To a child, moving house can have spooky moments. Items appear here and there unexpectedly—a sudden sofa, an old lamp in a new location, an odd new painting on the wall. These two women came out of nowhere and they gave me a fright. "They are noh masks from Japan," my father said. "Do you mean not masks?" I asked. "No, noh," he said, laughing, briefly explaining the form of drama.

One afternoon shortly after, as shadows from palms moved quickly through the house, I could have sworn the women came alive, and at times, depending on the light, they took on utterly different expressions. When I pointed this out to my father, he gave a knowing nod, and explained that the master who made them had had that effect in mind.

To me, the two women appeared similar, like sisters, but as I grew older, my father encouraged me to look more carefully. "They are an understated Japanese expression of comedy and tragedy," he said. I gradually came to suspect that the masks, one waka-onna and the other a zoh-onna, were in fact evocations of women at different stages of their lives. Their egg-shell beauty and subtle suggestion of how time might change a woman's countenance convinced me Japan was a country I had to visit.
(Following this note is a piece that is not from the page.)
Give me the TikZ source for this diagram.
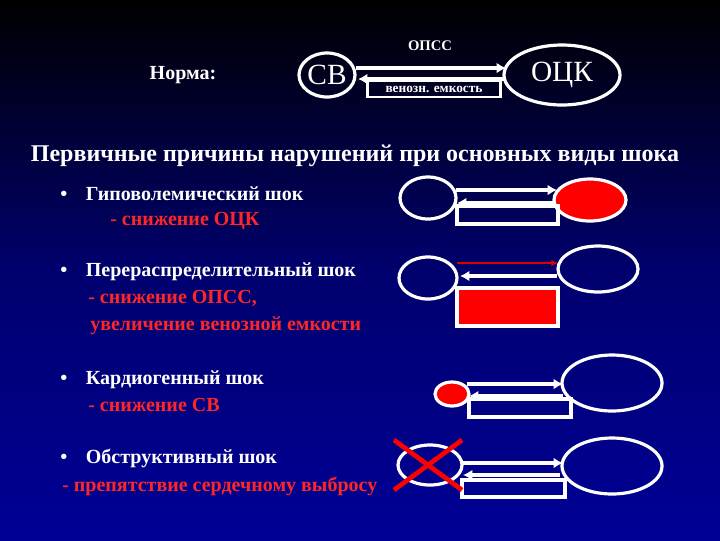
\documentclass[tikz,border=0pt]{standalone}
\usepackage{fontspec}
\setmainfont{Liberation Serif}
\usetikzlibrary{arrows.meta}
\begin{document}
\begin{tikzpicture}[x=0.75pt,y=-0.75pt,
  wl/.style={draw=white,line width=2.4pt},
  ar/.style={draw=white,line width=2.6pt,-{Latex[length=7pt,width=8pt]}},
  wt/.style={text=white,font=\bfseries\fontsize{15}{17}\selectfont,anchor=west,inner sep=0},
  rt/.style={text=red!85!white,font=\bfseries\fontsize{15}{17}\selectfont,anchor=west,inner sep=0}]
\shade[top color=black,bottom color={rgb,255:red,0;green,0;blue,150},middle color={rgb,255:red,0;green,0;blue,110}] (0,0) rectangle (720,540);
\useasboundingbox (0,0) rectangle (720,540);
% top
\node[text=white,font=\bfseries\fontsize{15}{17}\selectfont] (norma) at (183,75) {Норма:};
\draw[wl] (327,75) ellipse [x radius=28,y radius=22];
\node[text=white,font=\fontsize{22}{24}\selectfont] (cv) at (327,75) {СВ};
\draw[wl] (562,75) ellipse [x radius=58,y radius=30];
\node[text=white,font=\fontsize{22}{24}\selectfont] (ock) at (562,75) {ОЦК};
\coordinate (a1) at (356,68); \coordinate (a2) at (506,68);
\coordinate (b1) at (505,79); \coordinate (b2) at (358,79);
\draw[ar] (a1) -- (a2); \draw[ar] (b1) -- (b2);
\node[draw=white,line width=2pt,text=white,font=\bfseries\fontsize{10}{11}\selectfont,inner sep=1pt,minimum width=100pt,minimum height=12pt] (ven) at (434,89) {венозн. емкость};
\node[text=white,font=\bfseries\fontsize{11}{12}\selectfont] (opss) at (430,46) {ОПСС};
\node[text=white,font=\bfseries\fontsize{18}{20}\selectfont] (title) at (355,156) {Первичные причины нарушений при основных виды шока};
% texts
\node[wt] (t1) at (60,194) {•\hspace{14pt}Гиповолемический шок};
\node[rt] (s1) at (110,221) {- снижение ОЦК};
\node[wt] (t2) at (60,272) {•\hspace{14pt}Перераспределительный шок};
\node[rt] (s2) at (88,298) {- снижение ОПСС,};
\node[rt] (s2b) at (90,326) {увеличение венозной емкости};
\node[wt] (t3) at (60,380) {•\hspace{14pt}Кардиогенный шок};
\node[rt] (s3) at (88,405) {- снижение СВ};
\node[wt] (t4) at (60,458) {•\hspace{14pt}Обструктивный шок};
\node[rt] (s4) at (62,486) {- препятствие сердечному выбросу};
% row1
\draw[wl] (428,198) ellipse [x radius=28,y radius=21];
\draw[wl,fill=red] (590,200) ellipse [x radius=36,y radius=21];
\draw[ar] (456,190) -- (557,190); \draw[ar] (555,203) -- (457,203);
\draw[wl] (457,206) rectangle (558,224);
% row2
\draw[wl] (428,278) ellipse [x radius=29,y radius=21];
\draw[wl] (598,269) ellipse [x radius=40,y radius=23];
\draw[draw=red!85!black,line width=1.2pt,-{Latex[length=5pt,width=5pt]}] (457,263) -- (558,263);
\draw[ar] (557,276) -- (460,276);
\draw[wl,fill=red] (457,288) rectangle (558,326);
% row3
\draw[wl,fill=red] (452,394) ellipse [x radius=17,y radius=12];
\draw[wl] (612,383) ellipse [x radius=50,y radius=28];
\draw[ar] (467,384) -- (563,384); \draw[ar] (563,396) -- (469,396);
\draw[wl] (469,399) rectangle (571,417);
% row4
\draw[wl] (430,465) ellipse [x radius=32,y radius=20];
\draw[wl] (612,466) ellipse [x radius=50,y radius=28];
\draw[ar] (462,463) -- (563,463); \draw[ar] (560,475) -- (463,475);
\draw[wl] (462,480) rectangle (565,497);
\draw[red,line width=3.5pt] (394,440) -- (462,490) (462,440) -- (394,490);
\end{tikzpicture}
\end{document}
When my father passed away, the masks came back home with me, to Japan. In the process of writing this short essay, I discovered that their creator also has passed on. The two women the master coaxed from cypress caught the heart of an architecture student, crossed the Pacific, convinced me to explore Japan, and finally returned with me to live in Tokyo. I have discovered that the carver's grandson is a third-generation carver. I'd like to introduce him to two beauties his grandfather spent time with.